Techniques de rédaction avancées

  • Inclusion de mécanismes d’ajustement automatique selon les juridictions
  • Formulation de restrictions alternatives par ordre de préférence
  • Intégration de considérations spécifiques au secteur d’activité

Perspectives d’évolution et recommandations pratiques

L’avenir des clauses de non-concurrence dans les contrats de franchise internationale s’inscrit dans un contexte d’évolution constante du droit et des pratiques commerciales.

Harmonisation internationale : Des efforts d’harmonisation sont en cours, notamment sous l’égide de l’UNIDROIT. Le Guide sur les accords internationaux de franchise principale fournit des lignes directrices utiles, mais non contraignantes.

Digitalisation : L’essor du commerce électronique remet en question la pertinence des limitations géographiques traditionnelles.
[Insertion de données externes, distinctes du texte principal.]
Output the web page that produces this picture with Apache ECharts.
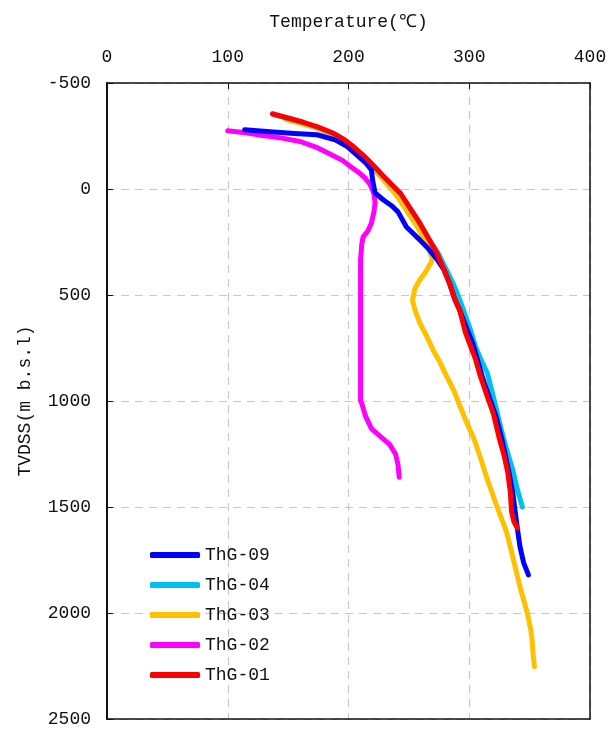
<!DOCTYPE html>
<html>
<head>
<meta charset="utf-8">
<script src="https://cdn.jsdelivr.net/npm/echarts@6/dist/echarts.min.js"></script>
<style>
  html, body { margin: 0; padding: 0; background: #fff; }
  #chart { width: 616px; height: 729px; }
</style>
</head>
<body>
<div id="chart"></div>
<script>
// Well temperature profiles: [temperature (°C), depth TVDSS (m)]
const xTicks = [0, 100, 200, 300, 400];
const yTicks = [-500, 0, 500, 1000, 1500, 2000, 2500];

const wellNames = ['ThG-09', 'ThG-04', 'ThG-03', 'ThG-02', 'ThG-01'];

const thg09 = [
  [114, -280], [135, -270], [155, -262], [174, -256], [189, -232], [199, -200],
  [207, -160], [214, -125], [219, -90], [220, -40], [222, 19], [229, 52],
  [236, 80], [241, 108], [248, 179], [259, 240], [267, 287], [273, 330],
  [279, 380], [284, 450], [288, 520], [292, 570], [298, 660], [303, 730],
  [307, 810], [311, 890], [317, 990], [322, 1070], [327, 1180], [330, 1260],
  [333, 1340], [336, 1430], [338, 1520], [340, 1607], [342, 1687], [345, 1762],
  [349, 1820]
];

const thg04 = [
  [138, -350], [150, -332], [162, -314], [175, -290], [187, -262], [196, -233],
  [204, -198], [212, -158], [220, -113], [229, -58], [236, -18], [243, 22],
  [251, 92], [259, 162], [266, 232], [274, 300], [281, 380], [287, 450],
  [292, 520], [297, 600], [301, 664], [305, 740], [310, 810], [315, 868],
  [320, 980], [325, 1100], [330, 1210], [336, 1324], [340, 1420], [344, 1500]
];

const thg03 = [
  [148, -328], [160, -310], [172, -290], [184, -262], [194, -230], [203, -192],
  [211, -150], [219, -105], [227, -55], [234, -10], [241, 40], [249, 110],
  [257, 179], [264, 250], [269, 320], [269, 340], [264, 390], [259, 429],
  [255, 470], [253, 523], [255, 570], [259, 631], [265, 697], [270, 759],
  [276, 820], [281, 880], [287, 947], [292, 1020], [298, 1103], [304, 1180],
  [309, 1263], [315, 1371], [318, 1418], [323, 1499], [328, 1574], [331, 1620],
  [336, 1734], [342, 1876], [348, 1998], [351, 2080], [352, 2125], [353, 2200],
  [354, 2253]
];

const thg02 = [
  [100, -275], [115, -265], [129, -252], [145, -240], [160, -224], [173, -198],
  [185, -164], [195, -135], [203, -100], [209, -76], [214, -50], [218, -20],
  [221, 20], [222, 66], [221, 110], [219, 160], [216, 198], [212, 228],
  [211, 260], [210, 335], [210, 1000], [211, 1012], [214, 1070], [219, 1130],
  [227, 1170], [234, 1205], [239, 1250], [241, 1300], [242, 1360]
];

const thg01 = [
  [137, -355], [150, -335], [162, -316], [175, -292], [187, -264], [196, -235],
  [204, -200], [212, -160], [220, -115], [229, -60], [236, -20], [243, 20],
  [251, 90], [259, 160], [266, 230], [273, 300], [279, 380], [284, 450],
  [288, 520], [292, 570], [297, 680], [301, 740], [305, 800], [309, 880],
  [315, 980], [320, 1060], [325, 1180], [329, 1260], [332, 1340], [334, 1430],
  [335, 1520], [337, 1570], [340, 1600]
];

const FONT = '"Liberation Mono", "DejaVu Sans Mono", monospace';
const TXT = '#111';

function well(name, data, color, z) {
  return {
    name: name,
    type: 'line',
    data: data,
    showSymbol: false,
    symbol: 'none',
    z: z,
    lineStyle: { color: color, width: 5, cap: 'round', join: 'round' },
    itemStyle: { color: color }
  };
}

const dashed = { show: true, lineStyle: { color: '#c8c8c8', type: [8, 6], width: 1.2 } };
const plain = (v) => String(v);

const chart = echarts.init(document.getElementById('chart'));
chart.setOption({
  animation: false,
  backgroundColor: '#fff',
  textStyle: { fontFamily: FONT, color: TXT },
  grid: { left: 107, right: 26, top: 83, bottom: 10 },
  legend: {
    data: wellNames,
    orient: 'vertical',
    left: 145, top: 541,
    icon: 'roundRect',
    itemWidth: 50, itemHeight: 6,
    itemGap: 12,
    textStyle: { fontFamily: FONT, fontSize: 18, color: TXT }
  },
  xAxis: [{
    type: 'value',
    position: 'top',
    min: xTicks[0], max: xTicks[xTicks.length - 1], interval: 100,
    name: 'Temperature(℃)',
    nameLocation: 'middle',
    nameGap: 52,
    nameTextStyle: { fontFamily: FONT, fontSize: 18, color: TXT },
    axisLine: { show: true, onZero: false, lineStyle: { color: '#111', width: 1.5 } },
    axisTick: { show: true, inside: true, length: 6, lineStyle: { color: '#111' } },
    axisLabel: { fontFamily: FONT, fontSize: 18, color: TXT, margin: 17, formatter: plain },
    splitLine: dashed
  }, {
    type: 'value',
    position: 'bottom',
    min: xTicks[0], max: xTicks[xTicks.length - 1], interval: 100,
    axisLine: { show: true, onZero: false, lineStyle: { color: '#111', width: 1.5 } },
    axisTick: { show: false },
    axisLabel: { show: false },
    splitLine: { show: false }
  }],
  yAxis: [{
    type: 'value',
    inverse: true,
    min: yTicks[0], max: yTicks[yTicks.length - 1], interval: 500,
    name: 'TVDSS(m b.s.l)',
    nameLocation: 'middle',
    nameGap: 73,
    nameRotate: 90,
    nameTextStyle: { fontFamily: FONT, fontSize: 18, color: TXT },
    axisLine: { show: true, onZero: false, lineStyle: { color: '#111', width: 2 } },
    axisTick: { show: true, inside: true, length: 6, lineStyle: { color: '#111' } },
    axisLabel: { fontFamily: FONT, fontSize: 18, color: TXT, margin: 16, formatter: plain },
    splitLine: dashed
  }, {
    type: 'value',
    position: 'right',
    inverse: true,
    min: yTicks[0], max: yTicks[yTicks.length - 1], interval: 500,
    axisLine: { show: true, onZero: false, lineStyle: { color: '#111', width: 1.5 } },
    axisTick: { show: false },
    axisLabel: { show: false },
    splitLine: { show: false }
  }],
  series: [
    well('ThG-02', thg02, '#ff00ff', 2),
    well('ThG-03', thg03, '#ffc000', 3),
    well('ThG-04', thg04, '#00c0f0', 4),
    well('ThG-09', thg09, '#0000ff', 5),
    well('ThG-01', thg01, '#ff0000', 6)
  ]
});
</script>
</body>
</html>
Les rédacteurs de contrats devront adapter leurs approches à cette nouvelle réalité.

Évolution des modèles d’affaires : L’émergence de nouveaux modèles de franchise, plus flexibles et hybrides, pourrait nécessiter une refonte des clauses de non-concurrence classiques.

Renforcement de la protection des données : Avec l’importance croissante du RGPD et des réglementations similaires, les clauses de non-concurrence devront intégrer des considérations liées à la protection des données personnelles.

Recommandations pour les praticiens

  • Effectuer une veille juridique régulière sur les évolutions législatives et jurisprudentielles
  • Adopter une approche sur mesure pour chaque contrat, en tenant compte des spécificités du marché et du secteur
  • Privilégier la flexibilité et l’adaptabilité dans la rédaction des clauses
  • Envisager des mécanismes alternatifs de protection du savoir-faire, complémentaires aux clauses de non-concurrence

En définitive, la validité des clauses de non-concurrence dans les contrats de franchise internationale reste un sujet en constante évolution. Les praticiens doivent faire preuve de créativité et de rigueur pour concilier les intérêts légitimes des franchiseurs avec les exigences légales variées des différentes juridictions. Une approche proactive, combinant une rédaction soignée et une vigilance constante quant aux évolutions juridiques, demeure la meilleure stratégie pour assurer l’efficacité de ces clauses dans un contexte international complexe et dynamique.